Defenders overmatched
That kind of constant penetration testing is beyond the scope of most cybersecurity organizations to combat, he said. “Many organizations run a pen test on maybe an annual basis, but a lot of things change within an application or website in a year,” he said. “Traditional cybersecurity organizations within companies have not been built for constant self-penetration testing.”
Stytch is attempting to improve upon what McGinley-Stempel said are weaknesses in popular authentication schemes of such as the Completely Automated Public Turing test to tell Computers and Humans Apart, or captcha, a type of challenge-response test used to determine whether a user interacting with a system is a human or an bot. Captcha codes may require users to decipher scrambled letters or count the number of traffic lights in an image.
Stytch’s technology creates a unique, persistent fingerprint for every visitor. It claims its software can detect automated visitors such as bots and headless browsers with 99.99% accuracy without requiring user interaction. A headless browser is a browser without a graphical user interface that is used primarily to speed up automated tasks such as testing but can also be exploited to confuse authentication systems about whether the visitor is a human or a machine.
A recent increase in the percentage of headless browser automation traffic Stytch has detected on customer websites is one indication that bad actors are already using generative AI to automate attacks. Since the release of GPT-4, the volume of website traffic coming from headless browsers has nearly tripled from 3% to 8%, McGinley-Stempel said.
AI will further diminish the value of captchas, he said. A combination of generative AI vision and headless browsers can defeat schemes that require visitors to identify objects and images, a popular use case. Even sophisticated automation detection technology can be foiled by services like Acaptcha Development LP’s Anti-Captcha, which farms out captcha solutions to human workers.

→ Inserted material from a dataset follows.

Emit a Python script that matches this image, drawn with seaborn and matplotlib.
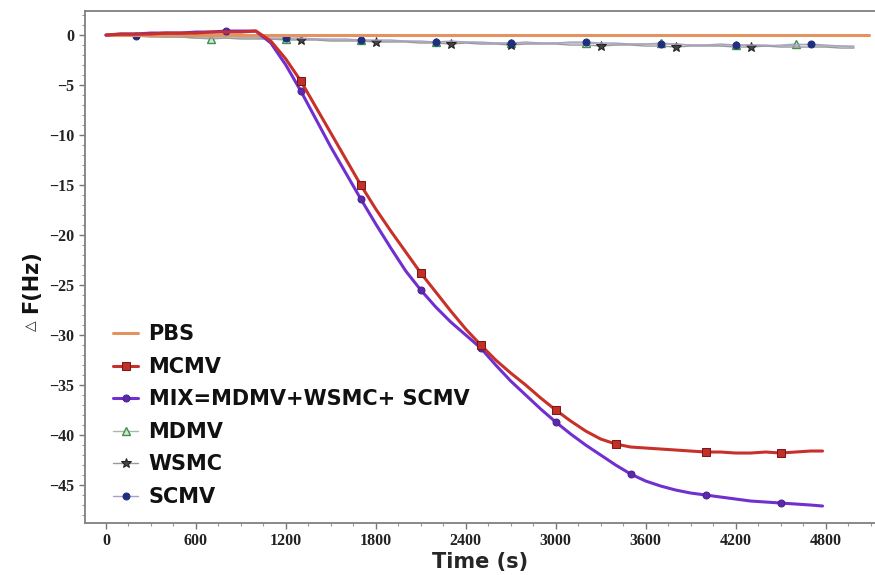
import matplotlib
matplotlib.use("Agg")
import matplotlib.pyplot as plt
from matplotlib.ticker import MultipleLocator
import seaborn as sns

# time grid (s) for the two binding curves
t_main = [0, 100, 200, 300, 400, 500, 600, 700, 800, 900,
          1000, 1100, 1200, 1300, 1400, 1500, 1600, 1700, 1800, 1900,
          2000, 2100, 2200, 2300, 2400, 2500, 2600, 2700, 2800, 2900,
          3000, 3100, 3200, 3300, 3400, 3500, 3600, 3700, 3800, 3900,
          4000, 4100, 4200, 4300, 4400, 4500, 4600, 4700, 4780]

mcmv = [0.0, 0.1, 0.1, 0.1, 0.2, 0.2, 0.2, 0.3, 0.3, 0.3,
        0.4, -0.6, -2.4, -4.6, -7.2, -9.8, -12.4, -15.0, -17.4, -19.6,
        -21.7, -23.8, -25.7, -27.6, -29.4, -31.0, -32.5, -33.8, -35.0, -36.3,
        -37.5, -38.6, -39.6, -40.4, -40.9, -41.2, -41.3, -41.4, -41.5, -41.6,
        -41.7, -41.7, -41.8, -41.8, -41.7, -41.8, -41.7, -41.6, -41.6]

mix = [0.0, 0.1, 0.1, 0.2, 0.2, 0.2, 0.3, 0.3, 0.4, 0.4,
       0.4, -0.8, -3.0, -5.6, -8.4, -11.2, -13.8, -16.4, -18.9, -21.3,
       -23.6, -25.5, -27.2, -28.7, -30.0, -31.3, -33.0, -34.6, -36.0, -37.4,
       -38.7, -39.9, -41.0, -42.0, -43.0, -43.9, -44.6, -45.1, -45.5, -45.8,
       -46.0, -46.2, -46.4, -46.6, -46.7, -46.8, -46.9, -47.0, -47.1]

# time grid (s) for the non-target viruses
t_flat = [0, 100, 200, 300, 400, 500, 600, 700, 800, 900,
          1000, 1100, 1200, 1300, 1400, 1500, 1600, 1700, 1800, 1900,
          2000, 2100, 2200, 2300, 2400, 2500, 2600, 2700, 2800, 2900,
          3000, 3100, 3200, 3300, 3400, 3500, 3600, 3700, 3800, 3900,
          4000, 4100, 4200, 4300, 4400, 4500, 4600, 4700, 4800, 4900, 4990]

scmv = [0.0, 0.0, -0.1, 0.0, 0.0, -0.1, -0.1, -0.2, -0.1, -0.2,
        -0.2, -0.3, -0.3, -0.3, -0.4, -0.4, -0.4, -0.5, -0.5, -0.5,
        -0.6, -0.6, -0.7, -0.6, -0.7, -0.7, -0.8, -0.8, -0.7, -0.8,
        -0.8, -0.7, -0.7, -0.8, -0.8, -0.9, -0.9, -0.9, -0.9, -1.0,
        -1.0, -0.9, -1.0, -1.0, -1.0, -1.1, -1.0, -0.9, -1.0, -1.1, -1.1]

mdmv = [0.0, -0.1, -0.1, -0.1, -0.2, -0.2, -0.3, -0.4, -0.3, -0.3,
        -0.3, -0.4, -0.4, -0.4, -0.4, -0.5, -0.5, -0.5, -0.6, -0.6,
        -0.6, -0.7, -0.7, -0.7, -0.7, -0.8, -0.8, -0.8, -0.8, -0.8,
        -0.8, -0.8, -0.8, -0.9, -0.9, -0.9, -0.9, -0.8, -0.9, -1.0,
        -1.0, -1.0, -1.0, -1.0, -1.1, -1.0, -0.9, -1.0, -1.1, -1.1, -1.2]

wsmc = [0.0, -0.1, -0.1, -0.2, -0.2, -0.2, -0.3, -0.3, -0.3, -0.4,
        -0.4, -0.4, -0.5, -0.5, -0.5, -0.6, -0.6, -0.6, -0.7, -0.7,
        -0.7, -0.8, -0.8, -0.9, -0.8, -0.9, -0.9, -1.0, -0.9, -0.9,
        -0.9, -1.0, -1.0, -1.1, -1.0, -1.0, -1.1, -1.1, -1.2, -1.1,
        -1.1, -1.1, -1.2, -1.2, -1.1, -1.2, -1.2, -1.2, -1.2, -1.3, -1.3]

t_pbs = [0, 5090]
pbs = [0.0, 0.0]

labels = ["PBS", "MCMV", "MIX=MDMV+WSMC+ SCMV", "MDMV", "WSMC", "SCMV"]
xticks = [0, 600, 1200, 1800, 2400, 3000, 3600, 4200, 4800]
yticks = [0, -5, -10, -15, -20, -25, -30, -35, -40, -45]

sns.set_theme(style="ticks")
fig = plt.figure(figsize=(8.75, 5.75), dpi=100)
ax = fig.add_axes([0.0971, 0.0904, 0.9029, 0.8904])

sns.lineplot(x=t_flat, y=mdmv, ax=ax, color="#a9b8a9", lw=1.0, marker="^",
             markevery=[7, 12, 17, 22, 27, 32, 37, 42, 46], ms=6,
             mfc="#cfe8cf", mec="#3f8f4f", mew=1.0, label=labels[3],
             estimator=None, sort=False)
sns.lineplot(x=t_flat, y=wsmc, ax=ax, color="#9a9a9a", lw=1.0, marker="*",
             markevery=[13, 18, 23, 27, 33, 38, 43], ms=7,
             mfc="#444444", mec="#222222", label=labels[4],
             estimator=None, sort=False)
sns.lineplot(x=t_flat, y=scmv, ax=ax, color="#a8a0c8", lw=1.0, marker="o",
             markevery=[2, 12, 17, 22, 27, 32, 37, 42, 47], ms=5,
             mfc="#1f2f80", mec="#1f2f80", label=labels[5],
             estimator=None, sort=False)
sns.lineplot(x=t_pbs, y=pbs, ax=ax, color="#e3935f", lw=2.2, label=labels[0],
             estimator=None, sort=False)
sns.lineplot(x=t_main, y=mix, ax=ax, color="#7030d0", lw=2.2, marker="o",
             markevery=[8, 13, 17, 21, 25, 30, 35, 40, 45], ms=5,
             mfc="#5a2aa8", mec="#4a2090", label=labels[2],
             estimator=None, sort=False)
sns.lineplot(x=t_main, y=mcmv, ax=ax, color="#c8302a", lw=2.2, marker="s",
             markevery=[13, 17, 21, 25, 30, 34, 40, 45], ms=6,
             mfc="#c23028", mec="#7a1a18", label=labels[1],
             estimator=None, sort=False)

ax.set_xlim(-140, 5130)
ax.set_ylim(-48.8, 2.4)
ax.set_xticks(xticks)
ax.set_yticks(yticks)
ax.xaxis.set_minor_locator(MultipleLocator(150))
ax.yaxis.set_minor_locator(MultipleLocator(1))
ax.tick_params(which="major", length=4, width=1, color="#777777")
ax.tick_params(which="minor", length=2.5, width=0.8, color="#999999")
for lab in ax.get_xticklabels() + ax.get_yticklabels():
    lab.set_fontfamily("Liberation Serif")
    lab.set_fontweight("bold")
    lab.set_fontsize(11.5)
    lab.set_color("#222222")
for side in ["left", "bottom", "top"]:
    ax.spines[side].set_color("#808080")
    ax.spines[side].set_linewidth(1.3)
ax.spines["right"].set_visible(False)

ax.set_xlabel("Time (s)", fontsize=15, fontweight="bold", labelpad=2)
ax.set_ylabel("")
# y label: small plain triangle followed by bold F(Hz)
fig.text(0.036, 0.434, "\u25b3", rotation=90, fontsize=10, va="center", ha="center",
         family="DejaVu Sans", color="#222222")
fig.text(0.036, 0.51, "F(Hz)", rotation=90, fontsize=15, fontweight="bold",
         va="center", ha="center", color="#111111")

handles, labs = ax.get_legend_handles_labels()
order = [labs.index(n) for n in labels]
leg = ax.legend([handles[i] for i in order], [labs[i] for i in order],
                loc="lower left", bbox_to_anchor=(0.012, -0.005), frameon=False,
                handlelength=1.2, handletextpad=0.5, labelspacing=0.6,
                prop={"weight": "bold", "size": 15})
for txt in leg.get_texts():
    txt.set_color("#111111")

fig.savefig("out.png", dpi=100)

“Putting someone in front of a captcha raises the cost of attack but isn’t necessarily a true test,” he said.
AI arms race
Ultimately, the use of AI and models to solve cybersecurity challenges will be mostly ineffective, he said. “If you’re just going to fight machine learning models on the attacking side with ML models on the defensive side, you’re going to get into some bad probabilistic situations that are not going to necessarily be effective,” he said.
Probabilistic security provides protections based on probabilities but assumes that absolute security can’t be guaranteed. Stytch is working on deterministic approaches such as fingerprinting, which gathers detailed information about a device or software based on known characteristics and can provide a higher level of certainty that the user is who they say they are.
The most effective preventions enterprises can employ with current technology is a combination of distributed denial of service attack prevention, fingerprinting, multifactor authentication and observability. The last technique is often overlooked, he said.
“If you embedded our device fingerprinting JavaScript snippet on your website, you’d get a lot of interesting data on what percentage of your traffic was bots, headless browsers and real humans within an hour,”’ he said. Information technology executives are often alarmed to discover what Imperva Inc. reported earlier this year: Almost half of internet traffic now comes from nonhuman sources.